Task to carry out | Shown below is a listing with pictures; reproduce exactly, and only, the lines between the ones containing "Write the React, TypeScript" and "4600, 4800, 5000];", inclusive, leaving the pictures out.

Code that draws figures

=======

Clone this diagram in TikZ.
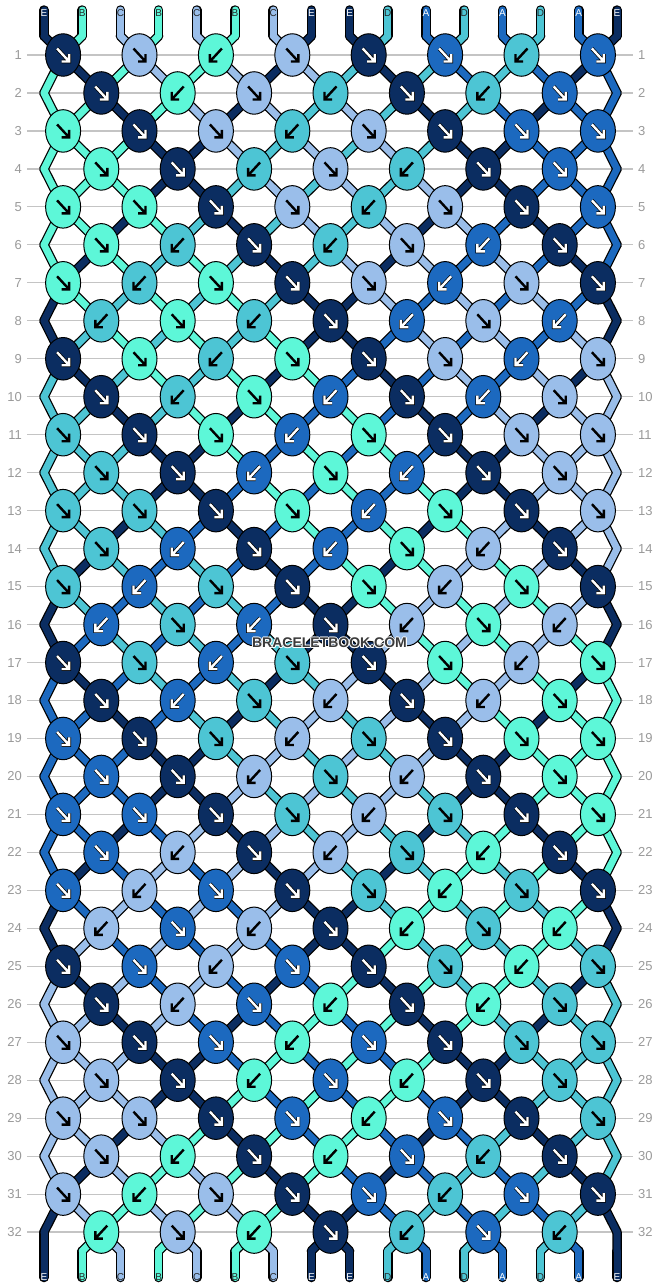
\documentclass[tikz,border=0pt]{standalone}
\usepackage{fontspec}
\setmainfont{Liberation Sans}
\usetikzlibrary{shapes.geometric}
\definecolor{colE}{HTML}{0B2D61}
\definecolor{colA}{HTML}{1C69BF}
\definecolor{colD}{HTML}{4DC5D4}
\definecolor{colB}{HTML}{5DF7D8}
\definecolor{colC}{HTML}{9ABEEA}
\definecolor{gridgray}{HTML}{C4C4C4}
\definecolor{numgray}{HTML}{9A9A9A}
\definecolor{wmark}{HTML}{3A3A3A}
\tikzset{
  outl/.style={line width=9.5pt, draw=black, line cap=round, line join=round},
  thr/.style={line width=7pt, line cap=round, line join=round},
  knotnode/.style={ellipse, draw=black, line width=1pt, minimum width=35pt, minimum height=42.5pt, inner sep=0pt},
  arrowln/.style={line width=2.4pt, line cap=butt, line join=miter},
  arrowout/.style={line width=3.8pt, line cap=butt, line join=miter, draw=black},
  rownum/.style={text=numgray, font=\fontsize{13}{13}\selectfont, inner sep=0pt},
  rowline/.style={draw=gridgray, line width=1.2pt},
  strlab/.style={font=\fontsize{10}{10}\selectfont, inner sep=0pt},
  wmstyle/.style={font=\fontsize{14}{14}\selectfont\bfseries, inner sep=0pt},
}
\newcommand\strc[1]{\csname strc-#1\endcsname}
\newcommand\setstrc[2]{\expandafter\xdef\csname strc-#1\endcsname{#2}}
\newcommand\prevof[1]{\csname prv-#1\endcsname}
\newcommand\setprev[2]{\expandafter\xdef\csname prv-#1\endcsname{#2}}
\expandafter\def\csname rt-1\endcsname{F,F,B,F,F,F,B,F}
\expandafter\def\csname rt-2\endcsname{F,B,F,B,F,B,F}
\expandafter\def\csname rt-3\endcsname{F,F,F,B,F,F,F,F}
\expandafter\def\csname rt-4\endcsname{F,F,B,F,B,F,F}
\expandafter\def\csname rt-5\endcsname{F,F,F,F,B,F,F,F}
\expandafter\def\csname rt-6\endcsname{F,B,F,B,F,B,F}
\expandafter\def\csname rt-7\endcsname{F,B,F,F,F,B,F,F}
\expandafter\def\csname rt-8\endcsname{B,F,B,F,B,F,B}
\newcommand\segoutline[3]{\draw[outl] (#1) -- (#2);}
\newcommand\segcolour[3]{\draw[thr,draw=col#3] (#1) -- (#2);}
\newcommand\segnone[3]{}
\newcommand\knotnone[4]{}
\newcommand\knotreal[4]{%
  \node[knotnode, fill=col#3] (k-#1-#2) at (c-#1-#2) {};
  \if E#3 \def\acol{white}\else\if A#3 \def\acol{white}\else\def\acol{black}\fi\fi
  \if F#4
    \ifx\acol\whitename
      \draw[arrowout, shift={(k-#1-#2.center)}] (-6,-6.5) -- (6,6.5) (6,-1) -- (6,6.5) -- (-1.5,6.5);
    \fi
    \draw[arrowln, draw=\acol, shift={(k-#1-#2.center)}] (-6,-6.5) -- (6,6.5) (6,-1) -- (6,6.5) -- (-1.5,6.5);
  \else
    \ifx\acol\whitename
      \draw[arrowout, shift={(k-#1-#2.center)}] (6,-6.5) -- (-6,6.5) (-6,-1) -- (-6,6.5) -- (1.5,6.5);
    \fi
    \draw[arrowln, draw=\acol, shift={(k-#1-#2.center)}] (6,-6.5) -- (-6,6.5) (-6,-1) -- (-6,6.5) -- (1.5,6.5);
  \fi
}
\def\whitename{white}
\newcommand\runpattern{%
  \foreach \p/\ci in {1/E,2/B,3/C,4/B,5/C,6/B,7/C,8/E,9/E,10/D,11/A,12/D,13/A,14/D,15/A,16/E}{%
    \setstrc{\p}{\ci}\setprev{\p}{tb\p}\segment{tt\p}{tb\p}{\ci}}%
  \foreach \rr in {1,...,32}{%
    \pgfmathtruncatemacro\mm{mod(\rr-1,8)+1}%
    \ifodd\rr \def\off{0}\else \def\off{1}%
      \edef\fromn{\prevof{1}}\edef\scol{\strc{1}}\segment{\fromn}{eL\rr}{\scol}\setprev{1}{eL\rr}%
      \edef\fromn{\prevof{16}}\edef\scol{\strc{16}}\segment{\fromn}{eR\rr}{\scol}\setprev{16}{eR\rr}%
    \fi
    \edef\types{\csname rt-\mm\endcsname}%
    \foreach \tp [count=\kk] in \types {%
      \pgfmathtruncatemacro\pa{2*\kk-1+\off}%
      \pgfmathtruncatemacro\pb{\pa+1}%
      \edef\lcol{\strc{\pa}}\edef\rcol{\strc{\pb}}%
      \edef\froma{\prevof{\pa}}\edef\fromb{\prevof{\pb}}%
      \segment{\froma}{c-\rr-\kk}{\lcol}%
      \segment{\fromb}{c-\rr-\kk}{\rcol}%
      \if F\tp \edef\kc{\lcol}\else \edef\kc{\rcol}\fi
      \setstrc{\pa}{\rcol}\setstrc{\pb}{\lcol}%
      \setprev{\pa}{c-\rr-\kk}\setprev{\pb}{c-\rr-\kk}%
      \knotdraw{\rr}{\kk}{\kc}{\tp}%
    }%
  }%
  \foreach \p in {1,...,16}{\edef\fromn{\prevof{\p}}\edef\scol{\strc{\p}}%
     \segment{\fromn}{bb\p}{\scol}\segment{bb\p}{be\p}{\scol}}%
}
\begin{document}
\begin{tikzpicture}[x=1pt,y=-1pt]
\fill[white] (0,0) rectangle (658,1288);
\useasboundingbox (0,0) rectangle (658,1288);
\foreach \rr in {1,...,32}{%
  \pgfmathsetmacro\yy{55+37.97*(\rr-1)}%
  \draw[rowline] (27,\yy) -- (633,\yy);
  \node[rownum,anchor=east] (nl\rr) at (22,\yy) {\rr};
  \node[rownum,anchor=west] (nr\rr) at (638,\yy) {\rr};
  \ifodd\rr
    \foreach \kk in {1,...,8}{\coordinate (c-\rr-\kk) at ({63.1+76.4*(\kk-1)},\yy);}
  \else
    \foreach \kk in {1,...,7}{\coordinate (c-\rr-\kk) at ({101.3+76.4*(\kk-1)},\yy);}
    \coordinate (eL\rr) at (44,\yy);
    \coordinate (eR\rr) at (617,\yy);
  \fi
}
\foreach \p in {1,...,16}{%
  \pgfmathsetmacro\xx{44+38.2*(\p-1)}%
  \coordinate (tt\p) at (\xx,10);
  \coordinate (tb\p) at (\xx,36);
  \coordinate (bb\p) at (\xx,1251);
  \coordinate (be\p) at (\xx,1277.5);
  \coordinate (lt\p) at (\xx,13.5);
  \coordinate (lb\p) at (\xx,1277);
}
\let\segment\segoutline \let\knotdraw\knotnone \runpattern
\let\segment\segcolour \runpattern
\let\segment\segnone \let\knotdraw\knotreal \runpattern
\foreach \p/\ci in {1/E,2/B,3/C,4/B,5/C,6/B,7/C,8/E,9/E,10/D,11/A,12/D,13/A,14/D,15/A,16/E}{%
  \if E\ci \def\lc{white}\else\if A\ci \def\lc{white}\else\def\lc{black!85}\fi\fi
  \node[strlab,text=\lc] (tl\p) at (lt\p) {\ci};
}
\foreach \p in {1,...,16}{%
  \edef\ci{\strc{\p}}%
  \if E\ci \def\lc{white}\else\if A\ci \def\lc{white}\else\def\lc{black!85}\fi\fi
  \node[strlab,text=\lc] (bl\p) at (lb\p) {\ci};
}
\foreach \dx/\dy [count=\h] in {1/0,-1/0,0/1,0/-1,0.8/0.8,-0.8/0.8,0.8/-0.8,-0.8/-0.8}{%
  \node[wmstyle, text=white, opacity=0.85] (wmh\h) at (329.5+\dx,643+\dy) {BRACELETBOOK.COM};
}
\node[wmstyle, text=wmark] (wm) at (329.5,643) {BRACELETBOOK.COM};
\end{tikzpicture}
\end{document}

=======

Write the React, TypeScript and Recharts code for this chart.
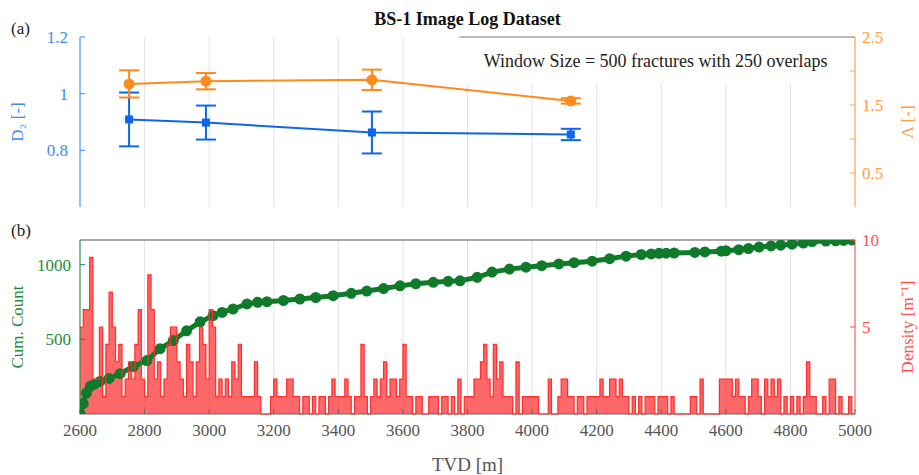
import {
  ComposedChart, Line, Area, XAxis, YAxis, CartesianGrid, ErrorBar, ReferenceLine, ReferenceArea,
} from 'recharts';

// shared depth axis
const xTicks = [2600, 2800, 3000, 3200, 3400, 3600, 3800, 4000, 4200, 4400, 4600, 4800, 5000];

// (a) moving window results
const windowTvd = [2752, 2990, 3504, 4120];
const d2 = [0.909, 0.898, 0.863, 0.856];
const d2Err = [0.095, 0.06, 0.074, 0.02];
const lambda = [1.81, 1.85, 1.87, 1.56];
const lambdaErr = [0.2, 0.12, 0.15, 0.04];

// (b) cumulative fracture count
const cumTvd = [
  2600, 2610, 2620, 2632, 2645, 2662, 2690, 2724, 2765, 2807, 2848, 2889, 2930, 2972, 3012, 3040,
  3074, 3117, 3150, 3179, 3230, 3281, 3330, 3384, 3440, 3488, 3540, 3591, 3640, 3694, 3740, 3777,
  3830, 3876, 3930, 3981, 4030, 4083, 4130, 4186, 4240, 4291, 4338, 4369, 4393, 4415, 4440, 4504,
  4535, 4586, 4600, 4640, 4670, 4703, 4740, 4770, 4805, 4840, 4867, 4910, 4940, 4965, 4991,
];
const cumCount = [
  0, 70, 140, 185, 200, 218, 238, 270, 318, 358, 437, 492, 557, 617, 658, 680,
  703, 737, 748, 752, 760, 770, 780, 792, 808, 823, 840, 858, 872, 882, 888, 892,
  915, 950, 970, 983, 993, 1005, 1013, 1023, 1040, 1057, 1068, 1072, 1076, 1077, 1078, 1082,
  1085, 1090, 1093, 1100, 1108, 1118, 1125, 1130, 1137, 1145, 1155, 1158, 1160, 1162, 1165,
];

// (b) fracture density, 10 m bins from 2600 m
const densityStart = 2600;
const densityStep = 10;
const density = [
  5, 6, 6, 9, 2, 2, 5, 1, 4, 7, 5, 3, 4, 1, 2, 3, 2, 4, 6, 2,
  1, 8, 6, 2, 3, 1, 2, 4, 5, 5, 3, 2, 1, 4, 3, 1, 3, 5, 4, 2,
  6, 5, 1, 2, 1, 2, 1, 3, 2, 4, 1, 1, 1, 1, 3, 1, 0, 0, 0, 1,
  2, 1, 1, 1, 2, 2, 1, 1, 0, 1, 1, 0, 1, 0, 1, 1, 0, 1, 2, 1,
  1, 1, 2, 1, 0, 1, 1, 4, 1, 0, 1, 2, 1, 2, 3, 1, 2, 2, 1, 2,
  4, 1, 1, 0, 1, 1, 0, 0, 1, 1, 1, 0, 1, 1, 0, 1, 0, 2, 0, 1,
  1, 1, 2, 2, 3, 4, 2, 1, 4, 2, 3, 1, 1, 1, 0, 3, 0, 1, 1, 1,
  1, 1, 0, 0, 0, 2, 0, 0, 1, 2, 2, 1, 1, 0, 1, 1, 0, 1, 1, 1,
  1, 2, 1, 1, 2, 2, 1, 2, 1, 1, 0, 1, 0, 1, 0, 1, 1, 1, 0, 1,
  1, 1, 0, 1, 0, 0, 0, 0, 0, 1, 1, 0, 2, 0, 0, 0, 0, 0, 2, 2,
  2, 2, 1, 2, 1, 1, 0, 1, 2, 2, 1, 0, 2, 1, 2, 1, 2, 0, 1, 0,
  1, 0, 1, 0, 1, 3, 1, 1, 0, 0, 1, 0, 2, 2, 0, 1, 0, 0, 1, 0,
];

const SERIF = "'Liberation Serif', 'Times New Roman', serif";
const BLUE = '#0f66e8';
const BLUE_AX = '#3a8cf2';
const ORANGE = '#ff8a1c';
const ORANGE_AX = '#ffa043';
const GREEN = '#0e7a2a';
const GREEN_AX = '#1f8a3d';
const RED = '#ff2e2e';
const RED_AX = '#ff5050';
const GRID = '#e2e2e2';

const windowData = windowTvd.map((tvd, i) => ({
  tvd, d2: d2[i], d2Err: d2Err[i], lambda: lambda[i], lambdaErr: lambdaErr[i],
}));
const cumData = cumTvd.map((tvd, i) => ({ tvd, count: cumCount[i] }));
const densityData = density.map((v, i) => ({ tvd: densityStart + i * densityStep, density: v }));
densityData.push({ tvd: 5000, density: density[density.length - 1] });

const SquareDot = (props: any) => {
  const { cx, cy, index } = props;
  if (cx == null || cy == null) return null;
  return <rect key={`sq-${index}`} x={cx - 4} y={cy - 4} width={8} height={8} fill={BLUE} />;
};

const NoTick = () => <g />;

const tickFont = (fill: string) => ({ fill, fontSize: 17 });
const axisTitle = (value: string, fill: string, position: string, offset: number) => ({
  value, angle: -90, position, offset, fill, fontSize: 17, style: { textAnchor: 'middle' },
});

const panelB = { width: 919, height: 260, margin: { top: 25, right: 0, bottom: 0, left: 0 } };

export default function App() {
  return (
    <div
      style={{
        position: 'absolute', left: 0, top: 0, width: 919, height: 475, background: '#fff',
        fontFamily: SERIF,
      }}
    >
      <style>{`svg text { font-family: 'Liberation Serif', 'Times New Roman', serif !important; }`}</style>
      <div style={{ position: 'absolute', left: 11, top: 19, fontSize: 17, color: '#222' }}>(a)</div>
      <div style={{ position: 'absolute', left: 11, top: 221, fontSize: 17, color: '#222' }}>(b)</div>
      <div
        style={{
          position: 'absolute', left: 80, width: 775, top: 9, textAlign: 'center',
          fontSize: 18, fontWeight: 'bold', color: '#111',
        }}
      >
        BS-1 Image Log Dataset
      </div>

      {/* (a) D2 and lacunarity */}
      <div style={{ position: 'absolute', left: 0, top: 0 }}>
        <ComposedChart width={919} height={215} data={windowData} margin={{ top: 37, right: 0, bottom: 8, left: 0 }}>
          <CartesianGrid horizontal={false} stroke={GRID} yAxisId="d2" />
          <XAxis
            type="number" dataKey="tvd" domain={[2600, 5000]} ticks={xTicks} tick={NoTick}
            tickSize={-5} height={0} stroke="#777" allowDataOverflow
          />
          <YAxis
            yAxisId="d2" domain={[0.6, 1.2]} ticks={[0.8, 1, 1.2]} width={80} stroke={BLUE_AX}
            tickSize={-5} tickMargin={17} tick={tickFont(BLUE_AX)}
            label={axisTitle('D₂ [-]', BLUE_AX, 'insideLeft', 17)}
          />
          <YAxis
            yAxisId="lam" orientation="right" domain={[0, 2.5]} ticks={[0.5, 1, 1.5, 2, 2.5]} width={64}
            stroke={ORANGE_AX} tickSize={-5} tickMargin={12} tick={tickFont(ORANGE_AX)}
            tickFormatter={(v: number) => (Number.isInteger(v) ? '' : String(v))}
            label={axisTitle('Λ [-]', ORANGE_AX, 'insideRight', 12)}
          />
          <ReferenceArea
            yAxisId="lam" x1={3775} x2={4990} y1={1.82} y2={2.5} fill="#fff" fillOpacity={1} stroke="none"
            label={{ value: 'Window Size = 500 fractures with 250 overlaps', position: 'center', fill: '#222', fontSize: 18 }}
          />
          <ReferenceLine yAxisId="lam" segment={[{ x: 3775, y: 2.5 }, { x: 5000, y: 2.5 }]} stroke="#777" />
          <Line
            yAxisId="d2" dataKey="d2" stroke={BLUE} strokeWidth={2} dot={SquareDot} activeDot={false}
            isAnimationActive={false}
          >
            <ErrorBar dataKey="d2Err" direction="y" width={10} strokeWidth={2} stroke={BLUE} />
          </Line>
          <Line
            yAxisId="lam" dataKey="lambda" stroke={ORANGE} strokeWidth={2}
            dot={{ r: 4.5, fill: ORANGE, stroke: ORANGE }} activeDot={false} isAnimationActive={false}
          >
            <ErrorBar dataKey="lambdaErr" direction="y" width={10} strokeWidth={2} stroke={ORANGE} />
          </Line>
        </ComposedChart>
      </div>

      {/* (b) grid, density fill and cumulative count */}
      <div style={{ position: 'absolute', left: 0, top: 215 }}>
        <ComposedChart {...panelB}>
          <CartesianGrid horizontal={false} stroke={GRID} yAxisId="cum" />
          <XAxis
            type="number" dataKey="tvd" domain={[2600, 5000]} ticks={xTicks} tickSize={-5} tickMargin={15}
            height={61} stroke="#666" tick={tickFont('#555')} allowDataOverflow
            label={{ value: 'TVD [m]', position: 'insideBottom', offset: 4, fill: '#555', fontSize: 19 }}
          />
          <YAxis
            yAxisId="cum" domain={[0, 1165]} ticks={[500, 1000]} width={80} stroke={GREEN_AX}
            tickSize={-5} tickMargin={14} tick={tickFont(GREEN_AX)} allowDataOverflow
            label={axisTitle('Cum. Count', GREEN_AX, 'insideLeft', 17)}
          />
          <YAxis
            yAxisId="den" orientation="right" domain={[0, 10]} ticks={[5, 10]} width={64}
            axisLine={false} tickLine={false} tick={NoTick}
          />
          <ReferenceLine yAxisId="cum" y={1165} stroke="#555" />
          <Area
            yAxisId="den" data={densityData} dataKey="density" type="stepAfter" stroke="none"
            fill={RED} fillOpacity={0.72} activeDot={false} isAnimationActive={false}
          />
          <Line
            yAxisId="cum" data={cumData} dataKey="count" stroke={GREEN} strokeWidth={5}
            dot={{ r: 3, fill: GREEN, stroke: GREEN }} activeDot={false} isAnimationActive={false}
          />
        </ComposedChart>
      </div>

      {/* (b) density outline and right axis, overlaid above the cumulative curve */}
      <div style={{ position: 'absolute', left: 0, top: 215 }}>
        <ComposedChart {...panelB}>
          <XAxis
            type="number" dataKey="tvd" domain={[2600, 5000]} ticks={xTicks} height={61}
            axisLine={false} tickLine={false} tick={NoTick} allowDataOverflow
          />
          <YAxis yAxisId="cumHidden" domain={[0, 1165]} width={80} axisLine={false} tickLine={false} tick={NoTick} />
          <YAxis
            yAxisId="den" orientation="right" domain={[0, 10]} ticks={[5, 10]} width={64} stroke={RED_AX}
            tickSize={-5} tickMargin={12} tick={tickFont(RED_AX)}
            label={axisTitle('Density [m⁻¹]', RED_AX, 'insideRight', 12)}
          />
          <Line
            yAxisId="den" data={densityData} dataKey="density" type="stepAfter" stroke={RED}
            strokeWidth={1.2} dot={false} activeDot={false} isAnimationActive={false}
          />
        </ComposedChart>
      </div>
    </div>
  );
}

=======

Completed exercise |
Write the React, TypeScript and Recharts code for this chart.
import {
  ComposedChart, Line, Area, XAxis, YAxis, CartesianGrid, ErrorBar, ReferenceLine, ReferenceArea,
} from 'recharts';

// shared depth axis
const xTicks = [2600, 2800, 3000, 3200, 3400, 3600, 3800, 4000, 4200, 4400, 4600, 4800, 5000];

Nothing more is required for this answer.